El que tiene una falta que no puede o le es duro remediar, se contenta con que se la disimulen. Es decir, con que se porten como si no se la echasen de ver, porque cada cual quiere estar dentro de la armonía, y siente discrepar de ella en un cabello. Por tanto, el recordarle a uno sus faltas es un agravio grande. Y el que guardase siempre la ingenuidad de Sócrates, es un detestable que se complace en aguar la felicidad ajena, y merecía ser emponzoñado como lo fue aquel intolerante.
Hay mucha diferencia de hablar en la cara al hablar a la espalda. «Al rey por detrás se le hacen las higas», dice el refrán: quiere decir, que muchas cosas que no incomodan pensadas en el interior o dichas a la espalda, serían un motivo de quebrar, si se dijesen en la cara. El que no más habla a la espalda, se supone tiene aún respeto.
Cualquier mujer que tenga una amistad desdorosa, bien sabe que todos los que le andan alrededor se lo piensan, y supone que cada uno de éstos lo habla al oído con aquéllos con quienes tenga más confianza que con ella. Por esto no se ofende, porque ella misma da el derecho. Pero se ofendiera gravemente si, hablándole en la cara, le supusiesen el desdoro. Por eso se dice con mucha52 elocuencia el refrán: «en casa del ahorcado la soga no se miente». Esta decencia en las demostraciones, esta especie de farsa, este como secreto a voces, no es ninguna cosa imaginaria, arguye una tolerancia y condescendencia positiva, y es absolutamente necesaria para la quietud del mundo. Porque si al que tiene alguna singularidad defectuosa no lo tolerase nadie, tendría que huir de toda sociedad.
Se llama hablador o murmurador, o largo de lengua, el que hace conversación de las faltas de sus conocidos con otros con quienes no tenga tanta intimidad. Al reparón o hablador todos le huyen el cuerpo, todos le tratan con reserva y con despego.

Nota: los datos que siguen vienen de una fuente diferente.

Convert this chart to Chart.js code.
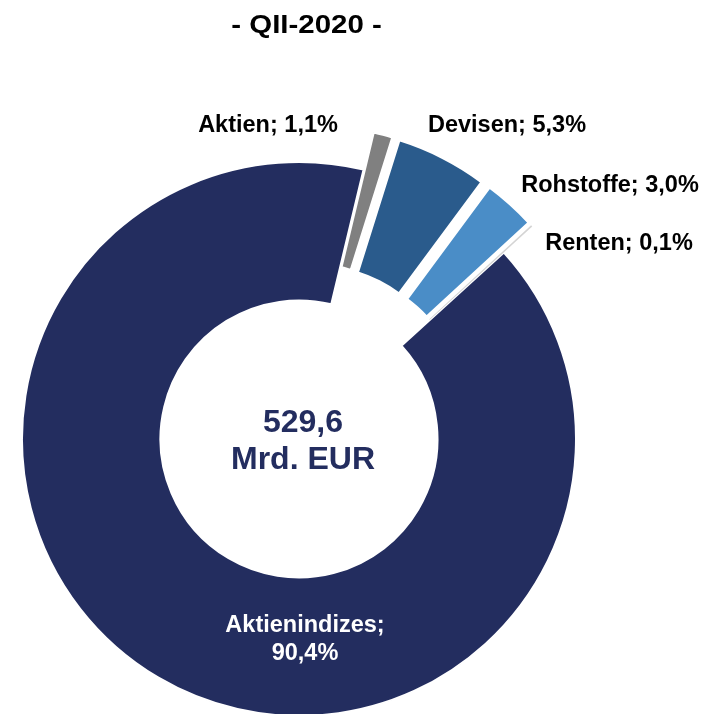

El carácter hablador dimana de la falta de condescendencia, dimana de conceptuarse tanto a sí mismo, como querer ser la regla de los demás, no sufriendo que nadie discrepe de ella en lo más mínimo. Esta presunción, que regularmente es de quien menos debiera tenerla, hace que, por lo general, todo aquél que es poco escrupuloso para los demás, sea muy nimio para sí mismo. Nadie es menos sufrido que el reparón. El mismo engreimiento que le hace zaherir a los que no se le conforman en un todo, es decir, a todo el mundo, lo enciende en cólera contra los que le tildan. Porque claro es que si el no conformársele es el motivo de zaherir, nadie se le conforma menos que aquél que además de no conformársele, lo tilda. El hablador se empeña en tapar las bocas, y pasa un purgatorio, siempre desviviéndose por oír, por acechar, por preguntar, sorprendiendo papeles, casando especies y respirando el chisme. Un carácter tan diabólico no puede conservar ningún amigo porque la esencia de la amistad exige condescendencia. Todo murmurador es curioso, o reparón. Las molestias del reparar no se toman sino por el flujo de murmurar, por el flujo de zaherir, por el flujo de mostrarse el corrector y el digno caudillo del linaje humano. Ningún reparón tiene amigos que le duren, y todo aquél que carece de amigos ínfimos, antiguos y sólidos, sepa para su humillación y enmienda, que es murmurador, es intolerante, es un vano, es un ignorante. Y si está necesitado, como no mude de carácter, no cuente con salir jamás de pobre. Suele decirse que los amigos son pocos, y aquellos ignorantes que lo dicen echan la culpa a los demás en vez de echársela a sí mismos. Dicen que el mundo está perdido. Si esto es cierto, la pérdida consistiría en tener hombres como éstos que se quejan. El mundo, por lo general, es justo. Quien esté quejoso de no hallar amigos, dome su carácter intolerante, y verá qué pronto que los halla. Cada cual tiene sus debilidades. Mal nos tolerarán las nuestras, si no sufrimos las de los otros. Pero el que usa condescendencia, halla la misma en todos. La condescendencia hace amables, y el amor habituado es lo que se llama amistad. Para el que tiene buen corazón y buenas luces, no hay cosa más fácil que hacerse amigos: los hace aun sin intentarlo. Consuela tanto el hallar buenas entrañas y una condescendencia juiciosa, que todos buscan las personas de estas amables partidas para servirlas desinteresadamente.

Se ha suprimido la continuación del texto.